Julia Miller will be the new music teacher for grades five through 12 at Marion schools starting in the fall. Miller is originally from Hesston, and she studied at Bethel College in Newton.

She decided she wanted to be a music teacher when she got out of high school. Miller’s inspiration was her father, because she wanted be like him.

“I chose to work in Marion because I wanted to work in a place where there are good kids and good support,” she said.

This will be Miller’s first year teaching. She plans to move to Marion sometime this summer.

Also new to Marion will be Alisa Frazer, the new art teacher for grades eight through 12. Frazer went to Emporia State University. She has taught eight years in Great Bend.

Frazer is ready to be a middle and high school teacher. She chose to become an art teacher because her grandmother was one.

Frazer will be living in Marion. She plans on staying for a while.

“I’m very excited to work here and to start a new chapter in my life,” she said.

Schools try to save on utilities

Student correspondents

Marion schools have had to deal with budget cuts to save money over the years. They have to save money because if there are fewer students, they get less funds from the state.

They are trying to save $200,000 over the course of this school year by making budget cuts. Superintendent Lee Leiker said budget cuts also make it harder for the staff and students. So they have to cut, for example, coaches for sports teams.

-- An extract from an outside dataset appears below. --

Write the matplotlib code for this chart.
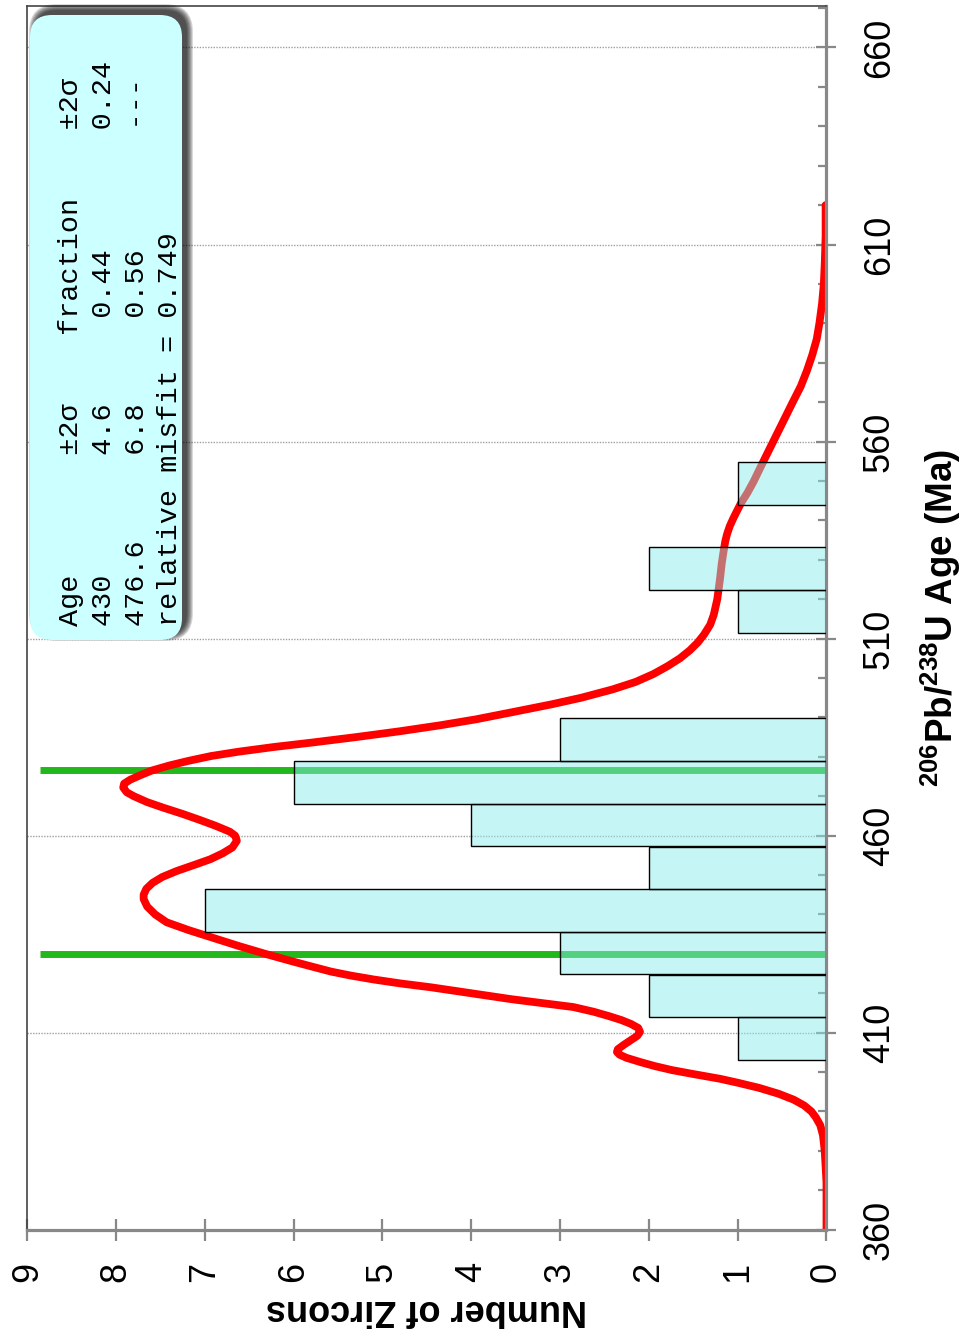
import numpy as np
import matplotlib
matplotlib.use('Agg')
import matplotlib.pyplot as plt
from matplotlib.patches import FancyBboxPatch
from matplotlib.transforms import IdentityTransform
from matplotlib.ticker import MultipleLocator

plt.rcParams['font.family'] = ['Liberation Sans', 'DejaVu Sans']
plt.rcParams['mathtext.fontset'] = 'custom'
plt.rcParams['mathtext.rm'] = 'Liberation Sans'
plt.rcParams['mathtext.bf'] = 'Liberation Sans:bold'

# histogram of 206Pb/238U ages (bin left edge, Ma) and zircon counts
bin_left = [403.1, 413.9, 424.8, 435.6, 446.4, 457.3, 468.1, 479.0,
            489.8, 500.6, 511.5, 522.3, 533.1, 544.0]
bin_width = 10.84
counts = [1, 2, 3, 7, 2, 4, 6, 3, 0, 0, 1, 2, 0, 1]

# probability density curve scaled to counts
curve_age = [360, 372, 380, 384, 386.5, 388.5, 390, 391.5, 393, 394.5,
             396, 397.3, 398.3, 399.5, 400.5, 401.5, 402.5, 403.6, 404.4, 405.1,
             405.8, 406.8, 408, 409.2, 410.2, 411.2, 412.2, 413.2, 414.2, 415.3,
             416.5, 417.5, 418.5, 419.5, 420.5, 421.5, 422.5, 423.5, 424.5, 425.5,
             426.8, 428, 430, 432, 434, 436, 438, 440, 442, 443.9,
             445, 446.5, 448, 449.5, 451, 452.8, 454, 455.5, 457, 458.7,
             460, 461, 462.5, 464, 465.5, 467.1, 468.5, 470, 471, 472.2,
             473.2, 474.2, 475.3, 476.5, 477.8, 479, 480.2, 481.3, 482.5, 483.6,
             485, 486.5, 488, 489.5, 491.5, 493.3, 495, 497.1, 499, 501,
             503, 505, 507, 509, 511, 513.5, 516, 520, 525, 529,
             532, 534.7, 536.5, 538.5, 540.5, 542.3, 544.5, 547, 549.9, 555,
             560, 565, 570, 574, 578, 582, 586, 590, 595, 600,
             605, 612, 620]
curve_count = [0.0, 0.0, 0.02, 0.04, 0.07, 0.12, 0.17, 0.25, 0.37, 0.54,
               0.76, 1.00, 1.20, 1.50, 1.74, 1.93, 2.09, 2.25, 2.33, 2.36,
               2.35, 2.29, 2.21, 2.13, 2.10, 2.12, 2.20, 2.31, 2.45, 2.62,
               2.85, 3.20, 3.55, 3.85, 4.15, 4.45, 4.80, 5.10, 5.36, 5.58,
               5.80, 6.00, 6.32, 6.62, 6.90, 7.18, 7.43, 7.56, 7.65, 7.69,
               7.69, 7.66, 7.59, 7.48, 7.32, 7.09, 6.94, 6.80, 6.69, 6.64,
               6.66, 6.72, 6.88, 7.06, 7.25, 7.47, 7.65, 7.80, 7.88, 7.92,
               7.91, 7.84, 7.73, 7.60, 7.40, 7.18, 6.93, 6.62, 6.22, 5.80,
               5.30, 4.80, 4.35, 3.95, 3.50, 3.10, 2.76, 2.41, 2.15, 1.95,
               1.79, 1.65, 1.54, 1.45, 1.38, 1.31, 1.27, 1.23, 1.20, 1.18,
               1.16, 1.14, 1.12, 1.09, 1.05, 1.01, 0.96, 0.89, 0.82, 0.71,
               0.60, 0.49, 0.38, 0.29, 0.22, 0.16, 0.11, 0.08, 0.05, 0.03,
               0.02, 0.01, 0.01]

# fitted component ages
peak_ages = [430, 476.6]

age_ticks = [360, 410, 460, 510, 560, 610, 660]
count_ticks = list(range(10))

table_lines = [
    'Age       \u00b12\u03c3    fraction    \u00b12\u03c3',
    '430       4.6     0.44       0.24',
    '476.6     6.8     0.56       ---',
    'relative misfit = 0.749',
]

fig = plt.figure(figsize=(9.63, 13.4), dpi=100)
ax = fig.add_axes([0.02835, 0.08231, 0.8299, 0.91343])

# counts run right-to-left, ages bottom-to-top
ax.set_xlim(9, 0)
ax.set_ylim(360, 670.6)

ax.set_axisbelow(True)
ax.yaxis.grid(True, color='#a0a0a0', linestyle=(0, (1, 1)), linewidth=1.0)

ax.hlines(peak_ages, 0, 8.86, color='#22b81c', linewidth=5, zorder=2)
ax.plot(curve_count, curve_age, color='#ff0000', linewidth=5.6,
        solid_joinstyle='round', solid_capstyle='round', zorder=2.2)

mask = np.array(counts) > 0
ax.barh(np.array(bin_left)[mask], np.array(counts)[mask], height=bin_width,
        align='edge', color=(0.53, 0.925, 0.925, 0.48), edgecolor='black',
        linewidth=1.0, zorder=3)

# axes frame
for side in ['right', 'bottom']:
    ax.spines[side].set_color('#888888')
    ax.spines[side].set_linewidth(2.3)
for side in ['left', 'top']:
    ax.spines[side].set_color('#444444')
    ax.spines[side].set_linewidth(1.2)

ax.yaxis.tick_right()
ax.set_yticks(age_ticks, [str(a) for a in age_ticks], rotation=90, va='center',
              fontsize=26)
ax.yaxis.set_minor_locator(MultipleLocator(10))
ax.tick_params(axis='y', which='major', direction='inout', length=15, width=1.6,
               color='#888888', pad=18)
ax.tick_params(axis='y', which='minor', direction='in', length=6, width=1.6,
               color='#888888')

ax.set_xticks(count_ticks, [str(c) for c in count_ticks], rotation=90,
              ha='center', va='top', fontsize=26)
ax.tick_params(axis='x', which='major', direction='inout', length=16, width=1.6,
               color='#888888', pad=15)

ax.yaxis.set_label_position('right')
ax.set_ylabel(r'$^{\mathbf{206}}$Pb/$^{\mathbf{238}}$U Age (Ma)', fontsize=26.5,
              fontweight='bold', rotation=90, rotation_mode='anchor',
              ha='center', va='baseline')
ax.yaxis.set_label_coords((953 - 27.3) / 799.2, 0.5)

ax.set_xlabel('Number of Zircons', fontsize=26, fontweight='bold', rotation=180,
              rotation_mode='anchor', ha='center', va='baseline')
ax.xaxis.set_label_coords(0.5, (1229.7 - 1300) / 1224)

# results box with a soft shadow, placed in pixel units
H = 1340
bx, by, bw, bh = 30, H - 640, 152, 625
for i in range(7):
    shadow = FancyBboxPatch((bx + 5 - i, by + 5 - i), bw + 2 * i, bh + 2 * i,
                            boxstyle='round,pad=0,rounding_size=%d' % (22 + i),
                            transform=IdentityTransform(), facecolor='black',
                            edgecolor='none', alpha=0.15, zorder=5)
    fig.add_artist(shadow)
box = FancyBboxPatch((bx, by), bw, bh, boxstyle='round,pad=0,rounding_size=22',
                     transform=IdentityTransform(), facecolor='#ccffff',
                     edgecolor='none', zorder=6)
fig.add_artist(box)

for i, line in enumerate(table_lines):
    fig.text((78 + 33 * i) / 963, 1 - 626 / H, line, rotation=90,
             rotation_mode='anchor', ha='left', va='baseline',
             family=['Liberation Mono', 'DejaVu Sans Mono'], fontsize=20.5,
             zorder=7)

fig.savefig('out.png', dpi=100, facecolor='white')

They are using less electrical light and more sunlight in the school to save money, Leiker said.

Elaine Ewert immortalizes dogs in book form

Student correspondent

Elaine Ewert has written and illustrated two books for kids, “Estelle Wants to Fly” and “Izzy.” The books are about her two dogs Izzy and Estelle. She chose to write about her dogs because she knew more about them and wanted to immortalize them.

Ewert paid $15 to $20 for each book printed, which she then sold herself. She said that she tried to buy the right amount so she could sell them to people without the books being too pricey. The first book took three months to make, and the second book took less time. It took Ewert about four edits to get to the final copy.

Ewert has done many things other than writing. She has taught art and special education, was a graphic designer, and is a family advocate now. Her family was very excited to hear about the books and loved them when they came out. She said there is no plan for a third book, but there might be one in the future.

She also sometimes goes to schools and libraries to read her books to children. Sometimes she even brings Estelle.

“It’s fun to see the faces of the kids,” Ewert said. “Sometimes when I am planning on doing a book reading I get nervous, but once it starts I’m fine.”

Man collects miniature tractors

Student correspondents

Ladd Helmer started his tractor collection at a young age. He has been collecting all his life. He has about 40 tractors. His collection is kept in his shop, which he calls “his man cave.”

He bought them at stores or received them as gifts. The tractors range in size from 2 to 6 inches and there is no specific brand. The prices of the tractors range from $1 to $100.

Marion schools getting Chrome Books

Student correspondents

Next year all fifth through 12th graders at Marion schools are getting brand new Chrome Books laptop computers. Each student will have a Chrome Book allowing them to go paperless and complete homework using this new technology.

Each student will pay a $50 deposit at the beginning of the school year for the privilege of using them. If the student returns the Chrome Book in good shape at the end of the school year, the deposit will be returned to the family.

If a student breaks one, the deposit will not be returned and instead the money will be used to help repair or buy a new one.

“The Chrome Books will usually stay in the school,” Superintendent Lee Leiker said.

Fifth and sixth grades will only be allowed to take them home at teacher discretion, whereas students at the middle and high school levels will have more privileges.

“I am probably the most excited person about these new Chrome Books,” Leiker said.